Work instructions:
Will you write out the data exactly, excluding every picture?

Source excerpt:
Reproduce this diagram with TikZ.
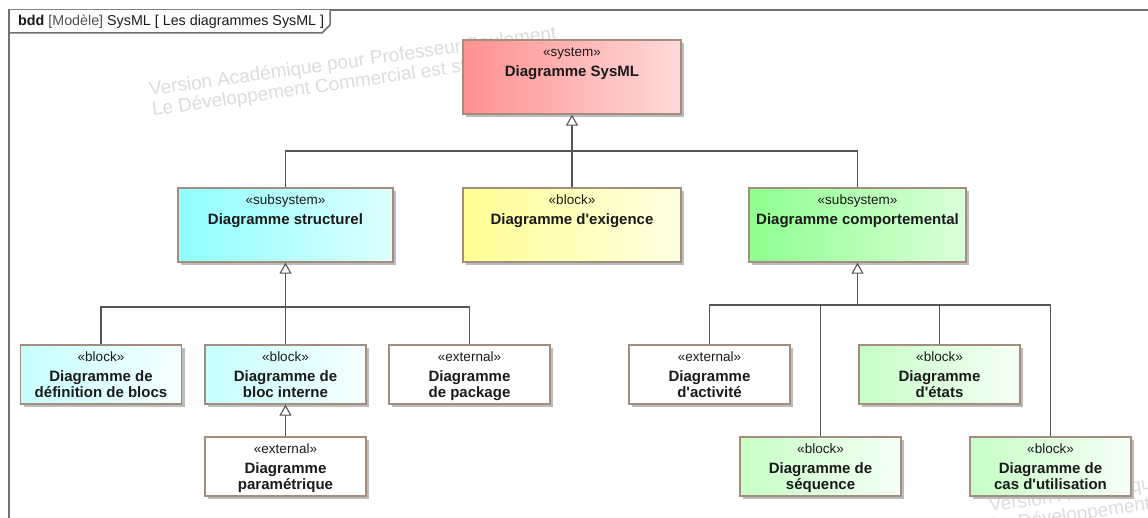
\documentclass[tikz,border=0pt]{standalone}
\usepackage{fontspec}
\setmainfont{Liberation Sans}
\usetikzlibrary{arrows.meta,shadows}

\definecolor{edge}{HTML}{A38E7E}
\definecolor{shade}{HTML}{BCBCBC}
\definecolor{wire}{HTML}{555555}
\definecolor{framegray}{HTML}{707070}
\definecolor{ink}{HTML}{1A1A1A}
\definecolor{modelgray}{HTML}{505050}
\definecolor{wmark}{HTML}{DCDCDC}
\definecolor{sysL}{HTML}{FF9090}\definecolor{sysR}{HTML}{FFDADA}
\definecolor{cyaL}{HTML}{8EFFFF}\definecolor{cyaR}{HTML}{DEFFFF}
\definecolor{yelL}{HTML}{FFFF94}\definecolor{yelR}{HTML}{FFFFE2}
\definecolor{grnL}{HTML}{8EFF8E}\definecolor{grnR}{HTML}{DCFFDC}
\definecolor{lcyL}{HTML}{C6FFFF}\definecolor{lcyR}{HTML}{F6FFFF}
\definecolor{lgrL}{HTML}{C6FFC6}\definecolor{lgrR}{HTML}{F6FFF6}

\tikzset{
  box/.style={rectangle, draw=edge, line width=1.3pt, inner sep=0pt,
    drop shadow={shadow xshift=3pt, shadow yshift=-3pt, fill=shade, opacity=1}},
  wide/.style={box, minimum width=218pt, minimum height=74pt},
  narrow/.style={box, minimum width=161pt, minimum height=59pt},
  redfill/.style={left color=sysL, right color=sysR},
  cyanfill/.style={left color=cyaL, right color=cyaR},
  yellowfill/.style={left color=yelL, right color=yelR},
  greenfill/.style={left color=grnL, right color=grnR},
  lcyanfill/.style={left color=lcyL, right color=lcyR},
  lgreenfill/.style={left color=lgrL, right color=lgrR},
  whitefill/.style={fill=white},
  ster/.style={inner sep=0pt, anchor=base, text=ink,
    font=\fontsize{13.5}{16}\selectfont},
  bname/.style={inner sep=0pt, anchor=north, align=center, text=ink,
    font=\fontsize{15}{15.7}\selectfont\bfseries},
  conn/.style={draw=wire, line width=1.2pt},
  gen/.style={conn, -{Triangle[open, fill=white, width=12pt, length=11pt, line width=1.1pt]}},
  frameline/.style={draw=framegray, line width=1.5pt},
  wm/.style={inner sep=0pt, anchor=base west, rotate=8, text=wmark,
    font=\fontsize{19}{20}\selectfont},
}

% stereotype and name placed at the top of a block
\newcommand{\blocktext}[3]{%
  \node[ster] (#1-st) at ([yshift=-17pt]#1.north) {«#2»};
  \node[bname] (#1-nm) at ([yshift=-26pt]#1.north) {#3};
}
\newcommand{\q}{\textquotesingle}

\begin{document}
\begin{tikzpicture}[x=1pt, y=-1pt]
\useasboundingbox (0,0) rectangle (1148,518);
\fill[white] (0,0) rectangle (1148,518);
\begin{scope}
\clip (0,0) rectangle (1148,518);

% watermark, repeated
\node[wm] (wmA1) at (150,96) {Version Académique pour Professeur Seulement};
\node[wm] (wmA2) at (152.8,116) {Le Développement Commercial est strictement interdit};
\node[wm] (wmB1) at (990,512) {Version Académique pour Professeur Seulement};
\node[wm] (wmB2) at (992.8,532) {Le Développement Commercial est strictement interdit};

% diagram frame and its tab
\draw[frameline] (9,540) -- (9,10) -- (1160,10);
\draw[frameline, fill=white] (9,10) -- (9,33) -- (322,33) -- (330,25) -- (330,10);
\node[inner sep=0pt, anchor=base west, text=ink, font=\fontsize{14.3}{16}\selectfont]
  (title) at (18,26) {\textbf{bdd} {\color{modelgray}[Modèle]} SysML [ Les diagrammes SysML ]};

% blocks
\node[wide, redfill] (sys) at (572,77) {};
\node[wide, cyanfill, minimum width=215pt] (str) at (285.5,225) {};
\node[wide, yellowfill] (exi) at (572,225) {};
\node[wide, greenfill, minimum width=217pt] (cmp) at (857.5,225) {};

\node[narrow, lcyanfill] (bdd) at (101,374.5) {};
\node[narrow, lcyanfill] (ibd) at (285.5,374.5) {};
\node[narrow, whitefill] (pkg) at (469.5,374.5) {};
\node[narrow, whitefill] (par) at (285.5,466.5) {};
\node[narrow, whitefill] (act) at (709.5,374.5) {};
\node[narrow, lgreenfill] (stm) at (939.5,374.5) {};
\node[narrow, lgreenfill] (seq) at (820.5,466.5) {};
\node[narrow, lgreenfill] (uc) at (1050.5,466.5) {};

\blocktext{sys}{system}{Diagramme SysML}
\blocktext{str}{subsystem}{Diagramme structurel}
\blocktext{exi}{block}{Diagramme d\q exigence}
\blocktext{cmp}{subsystem}{Diagramme comportemental}
\blocktext{bdd}{block}{Diagramme de\\définition de blocs}
\blocktext{ibd}{block}{Diagramme de\\bloc interne}
\blocktext{pkg}{external}{Diagramme\\de package}
\blocktext{par}{external}{Diagramme\\paramétrique}
\blocktext{act}{external}{Diagramme\\d\q activité}
\blocktext{stm}{block}{Diagramme\\d\q états}
\blocktext{seq}{block}{Diagramme de\\séquence}
\blocktext{uc}{block}{Diagramme de\\cas d\q utilisation}

% generalisations
\coordinate (bus0) at (572,151);
\draw[conn] (str.north) |- (bus0) -| (cmp.north);
\draw[conn] (exi.north) -- (bus0);
\draw[gen] (bus0) -- (sys.south);

\coordinate (bus1) at (285.5,307);
\draw[conn] (bdd.north) |- (bus1) -| (pkg.north);
\draw[conn] (ibd.north) -- (bus1);
\draw[gen] (bus1) -- (str.south);
\draw[gen] (par.north) -- (ibd.south);

\coordinate (bus2) at (857.5,305);
\draw[conn] (act.north) |- (bus2) -| (uc.north);
\draw[conn] (seq.north) -- (seq.north |- bus2);
\draw[conn] (stm.north) -- (stm.north |- bus2);
\draw[gen] (bus2) -- (cmp.south);
\end{scope}
\end{tikzpicture}
\end{document}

Written solution:
Reproduce this diagram with TikZ.
\documentclass[tikz,border=0pt]{standalone}
\usepackage{fontspec}
\setmainfont{Liberation Sans}
\usetikzlibrary{arrows.meta,shadows}

\definecolor{edge}{HTML}{A38E7E}
\definecolor{shade}{HTML}{BCBCBC}
\definecolor{wire}{HTML}{555555}
\definecolor{framegray}{HTML}{707070}
\definecolor{ink}{HTML}{1A1A1A}
\definecolor{modelgray}{HTML}{505050}
\definecolor{wmark}{HTML}{DCDCDC}
\definecolor{sysL}{HTML}{FF9090}\definecolor{sysR}{HTML}{FFDADA}
\definecolor{cyaL}{HTML}{8EFFFF}\definecolor{cyaR}{HTML}{DEFFFF}
\definecolor{yelL}{HTML}{FFFF94}\definecolor{yelR}{HTML}{FFFFE2}
\definecolor{grnL}{HTML}{8EFF8E}\definecolor{grnR}{HTML}{DCFFDC}
\definecolor{lcyL}{HTML}{C6FFFF}\definecolor{lcyR}{HTML}{F6FFFF}
\definecolor{lgrL}{HTML}{C6FFC6}\definecolor{lgrR}{HTML}{F6FFF6}

\tikzset{
  box/.style={rectangle, draw=edge, line width=1.3pt, inner sep=0pt,
    drop shadow={shadow xshift=3pt, shadow yshift=-3pt, fill=shade, opacity=1}},
  wide/.style={box, minimum width=218pt, minimum height=74pt},
  narrow/.style={box, minimum width=161pt, minimum height=59pt},
  redfill/.style={left color=sysL, right color=sysR},
  cyanfill/.style={left color=cyaL, right color=cyaR},
  yellowfill/.style={left color=yelL, right color=yelR},
  greenfill/.style={left color=grnL, right color=grnR},
  lcyanfill/.style={left color=lcyL, right color=lcyR},
  lgreenfill/.style={left color=lgrL, right color=lgrR},
  whitefill/.style={fill=white},
  ster/.style={inner sep=0pt, anchor=base, text=ink,
    font=\fontsize{13.5}{16}\selectfont},
  bname/.style={inner sep=0pt, anchor=north, align=center, text=ink,
    font=\fontsize{15}{15.7}\selectfont\bfseries},
  conn/.style={draw=wire, line width=1.2pt},
  gen/.style={conn, -{Triangle[open, fill=white, width=12pt, length=11pt, line width=1.1pt]}},
  frameline/.style={draw=framegray, line width=1.5pt},
  wm/.style={inner sep=0pt, anchor=base west, rotate=8, text=wmark,
    font=\fontsize{19}{20}\selectfont},
}

% stereotype and name placed at the top of a block
\newcommand{\blocktext}[3]{%
  \node[ster] (#1-st) at ([yshift=-17pt]#1.north) {«#2»};
  \node[bname] (#1-nm) at ([yshift=-26pt]#1.north) {#3};
}
\newcommand{\q}{\textquotesingle}

\begin{document}
\begin{tikzpicture}[x=1pt, y=-1pt]
\useasboundingbox (0,0) rectangle (1148,518);
\fill[white] (0,0) rectangle (1148,518);
\begin{scope}
\clip (0,0) rectangle (1148,518);

% watermark, repeated
\node[wm] (wmA1) at (150,96) {Version Académique pour Professeur Seulement};
\node[wm] (wmA2) at (152.8,116) {Le Développement Commercial est strictement interdit};
\node[wm] (wmB1) at (990,512) {Version Académique pour Professeur Seulement};
\node[wm] (wmB2) at (992.8,532) {Le Développement Commercial est strictement interdit};

% diagram frame and its tab
\draw[frameline] (9,540) -- (9,10) -- (1160,10);
\draw[frameline, fill=white] (9,10) -- (9,33) -- (322,33) -- (330,25) -- (330,10);
\node[inner sep=0pt, anchor=base west, text=ink, font=\fontsize{14.3}{16}\selectfont]
  (title) at (18,26) {\textbf{bdd} {\color{modelgray}[Modèle]} SysML [ Les diagrammes SysML ]};

% blocks
\node[wide, redfill] (sys) at (572,77) {};
\node[wide, cyanfill, minimum width=215pt] (str) at (285.5,225) {};
\node[wide, yellowfill] (exi) at (572,225) {};
\node[wide, greenfill, minimum width=217pt] (cmp) at (857.5,225) {};

\node[narrow, lcyanfill] (bdd) at (101,374.5) {};
\node[narrow, lcyanfill] (ibd) at (285.5,374.5) {};
\node[narrow, whitefill] (pkg) at (469.5,374.5) {};
\node[narrow, whitefill] (par) at (285.5,466.5) {};
\node[narrow, whitefill] (act) at (709.5,374.5) {};
\node[narrow, lgreenfill] (stm) at (939.5,374.5) {};
\node[narrow, lgreenfill] (seq) at (820.5,466.5) {};
\node[narrow, lgreenfill] (uc) at (1050.5,466.5) {};

\blocktext{sys}{system}{Diagramme SysML}
\blocktext{str}{subsystem}{Diagramme structurel}
\blocktext{exi}{block}{Diagramme d\q exigence}
\blocktext{cmp}{subsystem}{Diagramme comportemental}
\blocktext{bdd}{block}{Diagramme de\\définition de blocs}
\blocktext{ibd}{block}{Diagramme de\\bloc interne}
\blocktext{pkg}{external}{Diagramme\\de package}
\blocktext{par}{external}{Diagramme\\paramétrique}
\blocktext{act}{external}{Diagramme\\d\q activité}
\blocktext{stm}{block}{Diagramme\\d\q états}
\blocktext{seq}{block}{Diagramme de\\séquence}
\blocktext{uc}{block}{Diagramme de\\cas d\q utilisation}

% generalisations
\coordinate (bus0) at (572,151);
\draw[conn] (str.north) |- (bus0) -| (cmp.north);
\draw[conn] (exi.north) -- (bus0);
\draw[gen] (bus0) -- (sys.south);

\coordinate (bus1) at (285.5,307);
\draw[conn] (bdd.north) |- (bus1) -| (pkg.north);
\draw[conn] (ibd.north) -- (bus1);
\draw[gen] (bus1) -- (str.south);
\draw[gen] (par.north) -- (ibd.south);

\coordinate (bus2) at (857.5,305);
\draw[conn] (act.north) |- (bus2) -| (uc.north);
\draw[conn] (seq.north) -- (seq.north |- bus2);
\draw[conn] (stm.north) -- (stm.north |- bus2);
\draw[gen] (bus2) -- (cmp.south);
\end{scope}
\end{tikzpicture}
\end{document}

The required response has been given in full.